The length of Grindal’s tripartite service, however, was sharply criticized by clock-watching 19th-century parsons and people, and new early morning Eucharists pushed against the common assumption that the Communion Service could not be read without being preceded by the Litany. The 1892 American Prayer Book provided “tardy relief” by allowing that the three morning services could be separated “provided that no one of these services be habitually disused,” but without rubrical reinforcement the Litany suffered a serious decline. In the words of one 20th-century handwringer: “The moment they were free to choose, it became apparent that most clergy prefer the briefer and more flexible provisions of the Prayers of Intercession in the Daily Offices to the fixed solemnities of the Litany.”

Despite an extensive and careful revision in 1979, there seems to have been little if any revival in the Litany’s use among Episcopalians. The editors’ decision to print the Litany only in Tudor English (the only liturgical text to be so treated) seems to suggest common use only by the most reactionary parishes and a consignment to the dustbin of history. In most parishes today, aside from an occasional Advent or Lenten service, the Litany almost never appears.

What have we lost by often abandoning this great prayer? Liturgical commentator John Jebb once described the Litany as “a most careful, luminous, and comprehensive collection of the scattered treasures of the Universal Church.” The dust should be knocked off several of these treasures, which bring distinctive gifts to the Church’s worship.

The first of these treasures are the moving deprecations, the first petitions in the main body that evoke the response “Good Lord, deliver us.” They describe the fragility and peril of human life with particular emphasis.

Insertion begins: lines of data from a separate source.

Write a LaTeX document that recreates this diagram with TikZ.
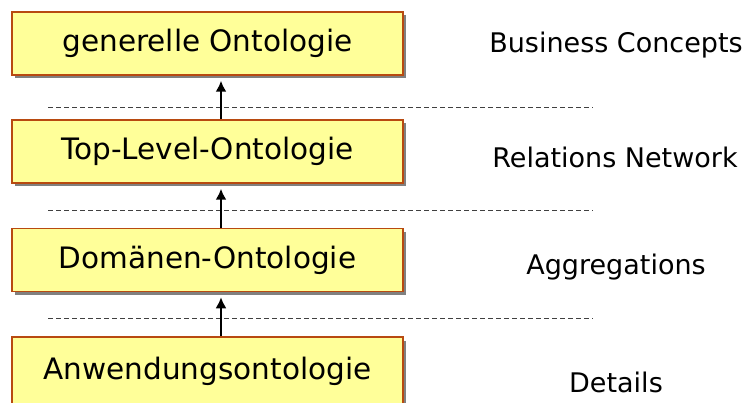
\documentclass[tikz,border=0pt]{standalone}
\usepackage{fontspec}
\setmainfont{DejaVu Sans}
\usetikzlibrary{shadows, arrows.meta}
\definecolor{boxfill}{RGB}{255,255,153}
\definecolor{boxline}{RGB}{184,74,16}
\definecolor{boxshadow}{RGB}{128,128,128}
\definecolor{sepline}{RGB}{64,64,64}
\begin{document}
\begin{tikzpicture}[
  x = 1pt,
  y = -1pt,
  level/.style = {
    shape = rectangle,
    fill = boxfill,
    draw = boxline,
    line width = 1.5pt,
    minimum width = 391pt,
    minimum height = 63pt,
    inner sep = 0pt,
    font = \fontsize{29.5}{33}\selectfont,
    drop shadow = {shadow xshift = 3pt, shadow yshift = -3.5pt,
      fill = boxshadow, opacity = 1},
  },
  tag/.style = {
    font = \fontsize{27}{30}\selectfont,
    inner sep = 0pt,
  },
  sep/.style = {
    color = sepline,
    line width = 0.8pt,
    dash pattern = on 5pt off 3pt,
  },
  up/.style = {
    -{Latex[length = 11pt, width = 11pt]},
    line width = 2pt,
  },
  every path/.style = {
    thick
  }
]
  \useasboundingbox (0, 0) rectangle (746, 403);

  \draw node[level] (L1) at (207.5, 43.5) {generelle Ontologie};
  \draw node[level] (L2) at (207.5, 151.5) {Top-Level-Ontologie};
  \draw node[level] (L3) at (207.5, 260) {Domänen-Ontologie};
  \draw node[level, minimum height = 68pt] (L4) at (207.5, 371) {Anwendungsontologie};

  \draw node[tag] (T1) at (616, 45) {Business Concepts};
  \draw node[tag] (T2) at (615, 157) {Relations Network};
  \draw node[tag] (T3) at (616, 267) {Aggregations};
  \draw node[tag] (T4) at (616, 382) {Details};

  \draw[sep] (48, 107) -- (593, 107);
  \draw[sep] (48, 210) -- (593, 210);
  \draw[sep] (48, 318) -- (593, 318);

  \draw[up] ([xshift = 13.5pt]L2.north) -- ([xshift = 13.5pt, yshift = -5pt]L1.south);
  \draw[up] ([xshift = 13.5pt]L3.north) -- ([xshift = 13.5pt, yshift = -5pt]L2.south);
  \draw[up] ([xshift = 13.5pt]L4.north) -- ([xshift = 13.5pt, yshift = -5pt]L3.south);
\end{tikzpicture}
\end{document}
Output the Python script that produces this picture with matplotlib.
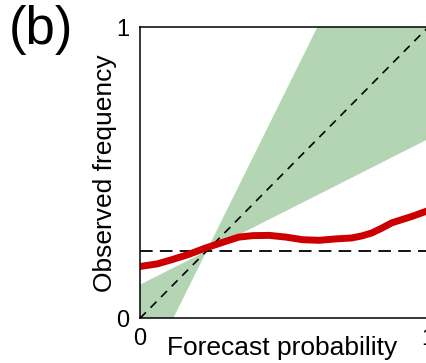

Taken together, as Charles Krauth Fegley has noted, they powerfully evoke the Litany’s origins in “times, crowded as they were with droughts, famines, pestilences, invasions, and with confused and insecure political institutions, [which] tended to emphasize and multiply those necessities for these ‘fastings and prayers.’” In the face of such unpredictable and uncontrollable evil, we turn to God for protection and help that he alone can provide.

This is what those at General Seminary on 9/11 surely understood anew as they took up these prayers on that dark day. Our ingenuity, reasonableness, and pluck are not enough in the face of natural disaster, bloodshed, and the sudden approach of death. We face great threats from environmental catastrophe, a fraying social fabric, and international terrorism, and the grand promises of science and technology seem to be wearing thin. In the face of evil that baffles, frightens, and overwhelms us, we must beg for deliverance.

The obsecrations are another of the Litany’s unique features. Following the deprecations, they remember before God the various saving acts of Christ’s life (“By the mystery of thy Holy incarnation, by thy holy Nativity and submission to the Law; by thy Baptism, Fasting and Temptation, Good Lord, deliver us”). Especially appropriate in a devotion addressed to Christ, they presume that the mystical union of Christ’s divinity with his human life fills each of its successive stages with saving power. We bring each of these events to God, asking for their particular grace. As the great Book of Common Prayer commentator John Henry Blunt noted, “we plead them before him as mystically effective, as instinct with life-giving grace, as parts of a Mediatorial whole.”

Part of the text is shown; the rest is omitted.